» **Data**:

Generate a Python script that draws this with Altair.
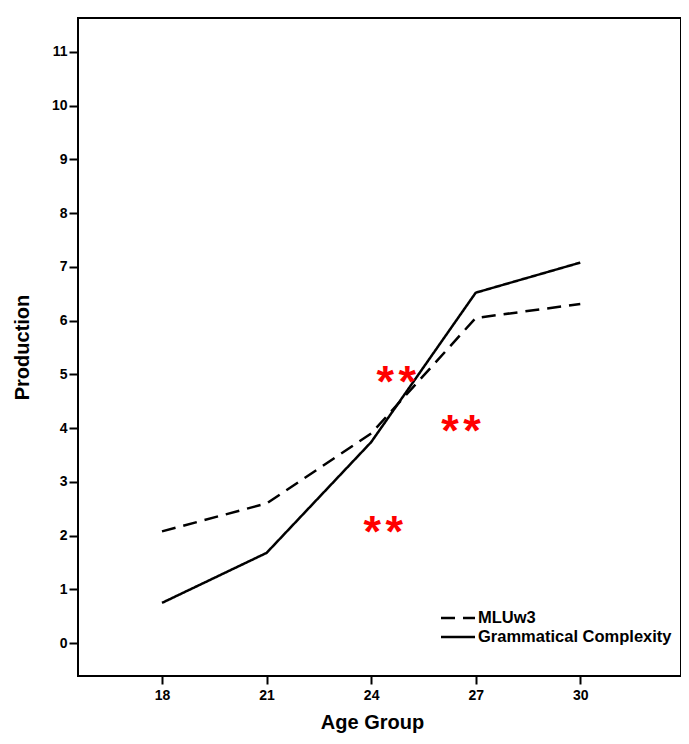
import altair as alt
import pandas as pd

ages = [18, 21, 24, 27, 30]
mluw3 = [2.08, 2.60, 3.90, 6.05, 6.31]
grammatical = [0.75, 1.68, 3.74, 6.52, 7.08]
series_names = ["MLUw3", "Grammatical Complexity"]

star_x = [24.72, 26.58, 24.35]
star_y = [5.03, 4.12, 2.23]

rows = []
for a, v in zip(ages, mluw3):
    rows.append({"Age": a, "Production": v, "Series": series_names[0]})
for a, v in zip(ages, grammatical):
    rows.append({"Age": a, "Production": v, "Series": series_names[1]})
df = pd.DataFrame(rows)
stars = pd.DataFrame({"x": star_x, "y": star_y})

FONT = "Liberation Sans"

xscale = alt.Scale(domain=[15.59, 32.89], nice=False, zero=False)
yscale = alt.Scale(domain=[-0.61, 11.63], nice=False, zero=False)

lines = alt.Chart(df).mark_line(color="black", strokeWidth=2.5).encode(
    x=alt.X("Age:Q", scale=xscale,
            axis=alt.Axis(values=ages, title="Age Group", grid=False,
                          tickSize=8, labelPadding=4, domain=False,
                          titleX=294, titleY=52, titleBaseline="alphabetic")),
    y=alt.Y("Production:Q", scale=yscale,
            axis=alt.Axis(values=list(range(0, 12)), title="Production", grid=False,
                          tickSize=9, labelPadding=2, domain=False,
                          titleX=-56, titleY=329, titleBaseline="middle",
                          titleAlign="center", titleAngle=270)),
    strokeDash=alt.StrokeDash(
        "Series:N",
        scale=alt.Scale(domain=series_names, range=[[14, 8], [1, 0]]),
        legend=alt.Legend(title=None, orient="none", legendX=370, legendY=590,
                          symbolType="M-2,0H2", symbolSize=289,
                          symbolStrokeColor="black", symbolStrokeWidth=2.5,
                          labelFont=FONT, labelFontSize=16.5, labelFontWeight="bold",
                          labelColor="black", labelOffset=10, rowPadding=0,
                          labelLimit=0),
    ),
)

star_marks = []
for dx in (-11, 11):
    star_marks.append(
        alt.Chart(stars).mark_text(text="*", color="#ff0000", font=FONT,
                                   fontSize=45, fontWeight="bold", dx=dx, dy=10,
                                   baseline="middle", align="center").encode(
            x=alt.X("x:Q", scale=xscale), y=alt.Y("y:Q", scale=yscale))
    )

chart = alt.layer(lines, *star_marks).properties(
    width=603, height=658,
    background="white",
    padding={"left": 70, "top": 10, "right": 0, "bottom": 60},
    autosize=alt.AutoSizeParams(type="none"),
).configure_view(stroke="black", strokeWidth=2).configure_axis(
    labelFont=FONT, labelFontSize=14, labelFontWeight="bold", labelColor="black",
    titleFont=FONT, titleFontSize=20, titleFontWeight="bold", titleColor="black",
    tickColor="black", tickWidth=2,
)

chart.save("out.html", embed_options={"renderer": "svg", "actions": False})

» **Challenge**:
Repeat the listing in full and exactly. Do not include any images.

» **Expected answer**:
Generate a Python script that draws this with Altair.
import altair as alt
import pandas as pd

ages = [18, 21, 24, 27, 30]
mluw3 = [2.08, 2.60, 3.90, 6.05, 6.31]
grammatical = [0.75, 1.68, 3.74, 6.52, 7.08]
series_names = ["MLUw3", "Grammatical Complexity"]

star_x = [24.72, 26.58, 24.35]
star_y = [5.03, 4.12, 2.23]

rows = []
for a, v in zip(ages, mluw3):
    rows.append({"Age": a, "Production": v, "Series": series_names[0]})
for a, v in zip(ages, grammatical):
    rows.append({"Age": a, "Production": v, "Series": series_names[1]})
df = pd.DataFrame(rows)
stars = pd.DataFrame({"x": star_x, "y": star_y})

FONT = "Liberation Sans"

xscale = alt.Scale(domain=[15.59, 32.89], nice=False, zero=False)
yscale = alt.Scale(domain=[-0.61, 11.63], nice=False, zero=False)

lines = alt.Chart(df).mark_line(color="black", strokeWidth=2.5).encode(
    x=alt.X("Age:Q", scale=xscale,
            axis=alt.Axis(values=ages, title="Age Group", grid=False,
                          tickSize=8, labelPadding=4, domain=False,
                          titleX=294, titleY=52, titleBaseline="alphabetic")),
    y=alt.Y("Production:Q", scale=yscale,
            axis=alt.Axis(values=list(range(0, 12)), title="Production", grid=False,
                          tickSize=9, labelPadding=2, domain=False,
                          titleX=-56, titleY=329, titleBaseline="middle",
                          titleAlign="center", titleAngle=270)),
    strokeDash=alt.StrokeDash(
        "Series:N",
        scale=alt.Scale(domain=series_names, range=[[14, 8], [1, 0]]),
        legend=alt.Legend(title=None, orient="none", legendX=370, legendY=590,
                          symbolType="M-2,0H2", symbolSize=289,
                          symbolStrokeColor="black", symbolStrokeWidth=2.5,
                          labelFont=FONT, labelFontSize=16.5, labelFontWeight="bold",
                          labelColor="black", labelOffset=10, rowPadding=0,
                          labelLimit=0),
    ),
)

star_marks = []
for dx in (-11, 11):
    star_marks.append(
        alt.Chart(stars).mark_text(text="*", color="#ff0000", font=FONT,
                                   fontSize=45, fontWeight="bold", dx=dx, dy=10,
                                   baseline="middle", align="center").encode(
            x=alt.X("x:Q", scale=xscale), y=alt.Y("y:Q", scale=yscale))
    )

chart = alt.layer(lines, *star_marks).properties(
    width=603, height=658,
    background="white",
    padding={"left": 70, "top": 10, "right": 0, "bottom": 60},
    autosize=alt.AutoSizeParams(type="none"),
).configure_view(stroke="black", strokeWidth=2).configure_axis(
    labelFont=FONT, labelFontSize=14, labelFontWeight="bold", labelColor="black",
    titleFont=FONT, titleFontSize=20, titleFontWeight="bold", titleColor="black",
    tickColor="black", tickWidth=2,
)

chart.save("out.html", embed_options={"renderer": "svg", "actions": False})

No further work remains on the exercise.